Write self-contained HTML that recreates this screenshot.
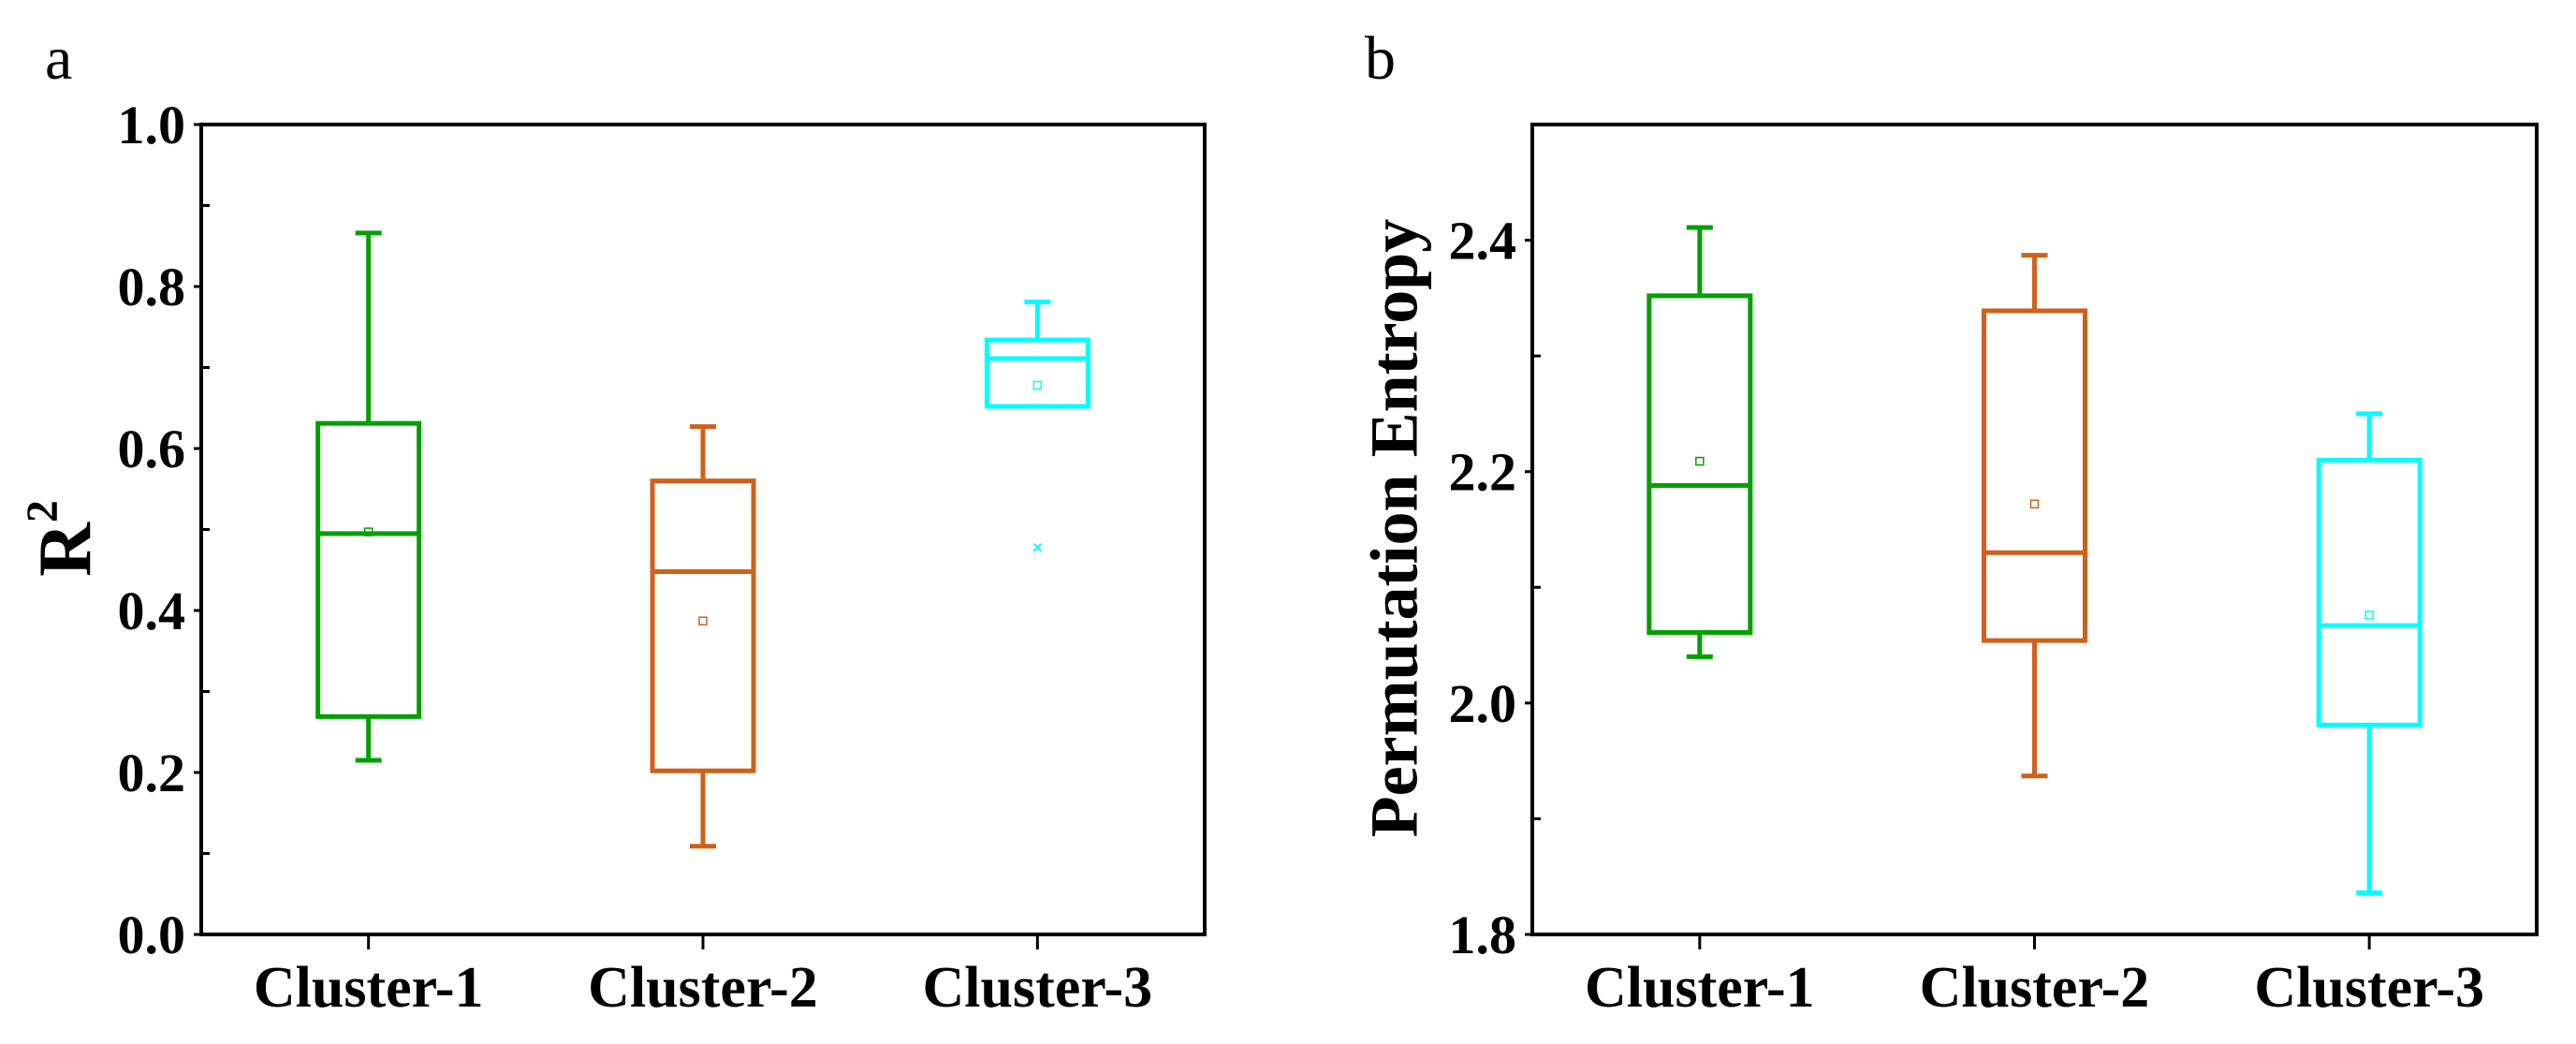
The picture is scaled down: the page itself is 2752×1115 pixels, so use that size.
<!DOCTYPE html>
<html><head><meta charset="utf-8"><style>
html,body{margin:0;padding:0;background:#fff;}
svg{display:block;}
text{font-family:"Liberation Serif",serif;}
</style></head><body>
<svg id="fig" width="2752" height="1115" viewBox="0 0 2752 1115" xmlns="http://www.w3.org/2000/svg"></svg>
<script>
const categories = ["Cluster-1","Cluster-2","Cluster-3"];
const colors = ["#00a000","#d0601a","#00ffff"];
// Panel a (R^2)
const aWhiskerHigh = [0.866, 0.627, 0.781];
const aQ3 = [0.631, 0.560, 0.734];
const aMedian = [0.495, 0.448, 0.711];
const aMean = [0.497, 0.387, 0.678];
const aQ1 = [0.269, 0.202, 0.652];
const aWhiskerLow = [0.215, 0.109, 0.652];
const aOutliers = [[], [], [0.478]];
const aTicks = ["0.0","0.2","0.4","0.6","0.8","1.0"];
// Panel b (Permutation Entropy)
const bWhiskerHigh = [2.411, 2.387, 2.250];
const bQ3 = [2.352, 2.339, 2.210];
const bMedian = [2.188, 2.130, 2.067];
const bMean = [2.209, 2.172, 2.076];
const bQ1 = [2.061, 2.054, 1.981];
const bWhiskerLow = [2.040, 1.937, 1.836];
const bOutliers = [[], [], []];
const bTicks = ["1.8","2.0","2.2","2.4"];

const NS = "http://www.w3.org/2000/svg";
const svg = document.getElementById("fig");
function mk(tag, attrs, parent){
  const e = document.createElementNS(NS, tag);
  for (const k in attrs) e.setAttribute(k, attrs[k]);
  (parent||svg).appendChild(e);
  return e;
}

function panel(opt){
  const {L,R,T,B,ymin,ymax,ticks,minor,hi,q3,med,mean,q1,lo,outl,name,ylabel,ylx,yly,ylSize,letter,letterX,sup} = opt;
  const g = mk("g", {});
  
  
  const y = v => B - (v - ymin) / (ymax - ymin) * (B - T);
  const x = i => L + (R - L) * (2*i + 1) / (2*categories.length);
  const frame = mk("rect", {x:L, y:T, width:R-L, height:B-T, fill:"none", stroke:"#000", "stroke-width":4}, g);
  
  
  minor.forEach(v => {
    const t = mk("line", {x1:L, x2:L+9, y1:y(v), y2:y(v), stroke:"#000", "stroke-width":3}, g);
    
    
  });
  ticks.forEach(s => {
    const v = parseFloat(s);
    const tk = mk("line", {x1:L-8, x2:L, y1:y(v), y2:y(v), stroke:"#000", "stroke-width":3}, g);
    
    
    const t = mk("text", {x:L-17, y:y(v)+20, "text-anchor":"end", "font-size":58, "font-weight":"bold"}, g);
    t.textContent = s;
    
    
  });
  categories.forEach((c, i) => {
    const cx = x(i), col = colors[i], hw = 54, cap = 14;
    const tk = mk("line", {x1:cx, x2:cx, y1:B, y2:B+16, stroke:"#000", "stroke-width":3}, g);
    
    
    const lab = mk("text", {x:cx, y:B+77, "text-anchor":"middle", "font-size":62, "font-weight":"bold"}, g);
    lab.textContent = c;
    
    
    const bg = mk("g", {stroke:col, fill:"none", "stroke-width":5}, g);
    
    
    mk("line", {x1:cx, x2:cx, y1:y(hi[i]), y2:y(q3[i])}, bg);
    mk("line", {x1:cx, x2:cx, y1:y(q1[i]), y2:y(lo[i])}, bg);
    mk("line", {x1:cx-cap, x2:cx+cap, y1:y(hi[i]), y2:y(hi[i])}, bg);
    mk("line", {x1:cx-cap, x2:cx+cap, y1:y(lo[i]), y2:y(lo[i])}, bg);
    mk("rect", {x:cx-hw, y:y(q3[i]), width:2*hw, height:y(q1[i])-y(q3[i])}, bg);
    mk("line", {x1:cx-hw, x2:cx+hw, y1:y(med[i]), y2:y(med[i])}, bg);
    const m = mk("rect", {x:cx-4, y:y(mean[i])-4, width:8, height:8, "stroke-width":1.5}, bg);
    
    
    outl[i].forEach(v => {
      const o = mk("path", {d:`M${cx-4},${y(v)-4}L${cx+4},${y(v)+4}M${cx-4},${y(v)+4}L${cx+4},${y(v)-4}`, "stroke-width":2}, bg);
      
      
    });
  });
  const yl = mk("text", {x:ylx, y:yly, "text-anchor":"middle", "font-size":ylSize, "font-weight":"bold", transform:`rotate(-90 ${ylx} ${yly})`, "dominant-baseline":"middle"}, g);
  yl.textContent = ylabel;
  if (sup) { const s = mk("tspan", {"font-size":ylSize*0.6, dy:-ylSize*0.35}, yl); s.textContent = sup; }
  
  
  const lt = mk("text", {x:letterX, y:84, "font-size":66}, g);
  lt.textContent = letter;
  
  
}

panel({L:215,R:1287,T:133,B:998,ymin:0,ymax:1,ticks:aTicks,minor:[0.1,0.3,0.5,0.7,0.9],
  hi:aWhiskerHigh,q3:aQ3,med:aMedian,mean:aMean,q1:aQ1,lo:aWhiskerLow,outl:aOutliers,
  name:"panel-a-r2",ylabel:"R",sup:"2",ylx:78,yly:575,ylSize:80,letter:"a",letterX:48});
panel({L:1637,R:2710,T:133,B:998,ymin:1.8,ymax:2.5,ticks:bTicks,minor:[1.9,2.1,2.3],
  hi:bWhiskerHigh,q3:bQ3,med:bMedian,mean:bMean,q1:bQ1,lo:bWhiskerLow,outl:bOutliers,
  name:"panel-b-permutation-entropy",ylabel:"Permutation Entropy",ylx:1497,yly:564,ylSize:72,letter:"b",letterX:1458});
</script>
</body></html>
▬▬▬▬▬▬
» **WHAT TO DO**
Transcribe the listing in full and omit the pictures.

» **ANSWER FOR THE TASK**
Write self-contained HTML that recreates this screenshot.
The picture is scaled down: the page itself is 2752×1115 pixels, so use that size.
<!DOCTYPE html>
<html><head><meta charset="utf-8"><style>
html,body{margin:0;padding:0;background:#fff;}
svg{display:block;}
text{font-family:"Liberation Serif",serif;}
</style></head><body>
<svg id="fig" width="2752" height="1115" viewBox="0 0 2752 1115" xmlns="http://www.w3.org/2000/svg"></svg>
<script>
const categories = ["Cluster-1","Cluster-2","Cluster-3"];
const colors = ["#00a000","#d0601a","#00ffff"];
// Panel a (R^2)
const aWhiskerHigh = [0.866, 0.627, 0.781];
const aQ3 = [0.631, 0.560, 0.734];
const aMedian = [0.495, 0.448, 0.711];
const aMean = [0.497, 0.387, 0.678];
const aQ1 = [0.269, 0.202, 0.652];
const aWhiskerLow = [0.215, 0.109, 0.652];
const aOutliers = [[], [], [0.478]];
const aTicks = ["0.0","0.2","0.4","0.6","0.8","1.0"];
// Panel b (Permutation Entropy)
const bWhiskerHigh = [2.411, 2.387, 2.250];
const bQ3 = [2.352, 2.339, 2.210];
const bMedian = [2.188, 2.130, 2.067];
const bMean = [2.209, 2.172, 2.076];
const bQ1 = [2.061, 2.054, 1.981];
const bWhiskerLow = [2.040, 1.937, 1.836];
const bOutliers = [[], [], []];
const bTicks = ["1.8","2.0","2.2","2.4"];

const NS = "http://www.w3.org/2000/svg";
const svg = document.getElementById("fig");
function mk(tag, attrs, parent){
  const e = document.createElementNS(NS, tag);
  for (const k in attrs) e.setAttribute(k, attrs[k]);
  (parent||svg).appendChild(e);
  return e;
}

function panel(opt){
  const {L,R,T,B,ymin,ymax,ticks,minor,hi,q3,med,mean,q1,lo,outl,name,ylabel,ylx,yly,ylSize,letter,letterX,sup} = opt;
  const g = mk("g", {});
  
  
  const y = v => B - (v - ymin) / (ymax - ymin) * (B - T);
  const x = i => L + (R - L) * (2*i + 1) / (2*categories.length);
  const frame = mk("rect", {x:L, y:T, width:R-L, height:B-T, fill:"none", stroke:"#000", "stroke-width":4}, g);
  
  
  minor.forEach(v => {
    const t = mk("line", {x1:L, x2:L+9, y1:y(v), y2:y(v), stroke:"#000", "stroke-width":3}, g);
    
    
  });
  ticks.forEach(s => {
    const v = parseFloat(s);
    const tk = mk("line", {x1:L-8, x2:L, y1:y(v), y2:y(v), stroke:"#000", "stroke-width":3}, g);
    
    
    const t = mk("text", {x:L-17, y:y(v)+20, "text-anchor":"end", "font-size":58, "font-weight":"bold"}, g);
    t.textContent = s;
    
    
  });
  categories.forEach((c, i) => {
    const cx = x(i), col = colors[i], hw = 54, cap = 14;
    const tk = mk("line", {x1:cx, x2:cx, y1:B, y2:B+16, stroke:"#000", "stroke-width":3}, g);
    
    
    const lab = mk("text", {x:cx, y:B+77, "text-anchor":"middle", "font-size":62, "font-weight":"bold"}, g);
    lab.textContent = c;
    
    
    const bg = mk("g", {stroke:col, fill:"none", "stroke-width":5}, g);
    
    
    mk("line", {x1:cx, x2:cx, y1:y(hi[i]), y2:y(q3[i])}, bg);
    mk("line", {x1:cx, x2:cx, y1:y(q1[i]), y2:y(lo[i])}, bg);
    mk("line", {x1:cx-cap, x2:cx+cap, y1:y(hi[i]), y2:y(hi[i])}, bg);
    mk("line", {x1:cx-cap, x2:cx+cap, y1:y(lo[i]), y2:y(lo[i])}, bg);
    mk("rect", {x:cx-hw, y:y(q3[i]), width:2*hw, height:y(q1[i])-y(q3[i])}, bg);
    mk("line", {x1:cx-hw, x2:cx+hw, y1:y(med[i]), y2:y(med[i])}, bg);
    const m = mk("rect", {x:cx-4, y:y(mean[i])-4, width:8, height:8, "stroke-width":1.5}, bg);
    
    
    outl[i].forEach(v => {
      const o = mk("path", {d:`M${cx-4},${y(v)-4}L${cx+4},${y(v)+4}M${cx-4},${y(v)+4}L${cx+4},${y(v)-4}`, "stroke-width":2}, bg);
      
      
    });
  });
  const yl = mk("text", {x:ylx, y:yly, "text-anchor":"middle", "font-size":ylSize, "font-weight":"bold", transform:`rotate(-90 ${ylx} ${yly})`, "dominant-baseline":"middle"}, g);
  yl.textContent = ylabel;
  if (sup) { const s = mk("tspan", {"font-size":ylSize*0.6, dy:-ylSize*0.35}, yl); s.textContent = sup; }
  
  
  const lt = mk("text", {x:letterX, y:84, "font-size":66}, g);
  lt.textContent = letter;
  
  
}

panel({L:215,R:1287,T:133,B:998,ymin:0,ymax:1,ticks:aTicks,minor:[0.1,0.3,0.5,0.7,0.9],
  hi:aWhiskerHigh,q3:aQ3,med:aMedian,mean:aMean,q1:aQ1,lo:aWhiskerLow,outl:aOutliers,
  name:"panel-a-r2",ylabel:"R",sup:"2",ylx:78,yly:575,ylSize:80,letter:"a",letterX:48});
panel({L:1637,R:2710,T:133,B:998,ymin:1.8,ymax:2.5,ticks:bTicks,minor:[1.9,2.1,2.3],
  hi:bWhiskerHigh,q3:bQ3,med:bMedian,mean:bMean,q1:bQ1,lo:bWhiskerLow,outl:bOutliers,
  name:"panel-b-permutation-entropy",ylabel:"Permutation Entropy",ylx:1497,yly:564,ylSize:72,letter:"b",letterX:1458});
</script>
</body></html>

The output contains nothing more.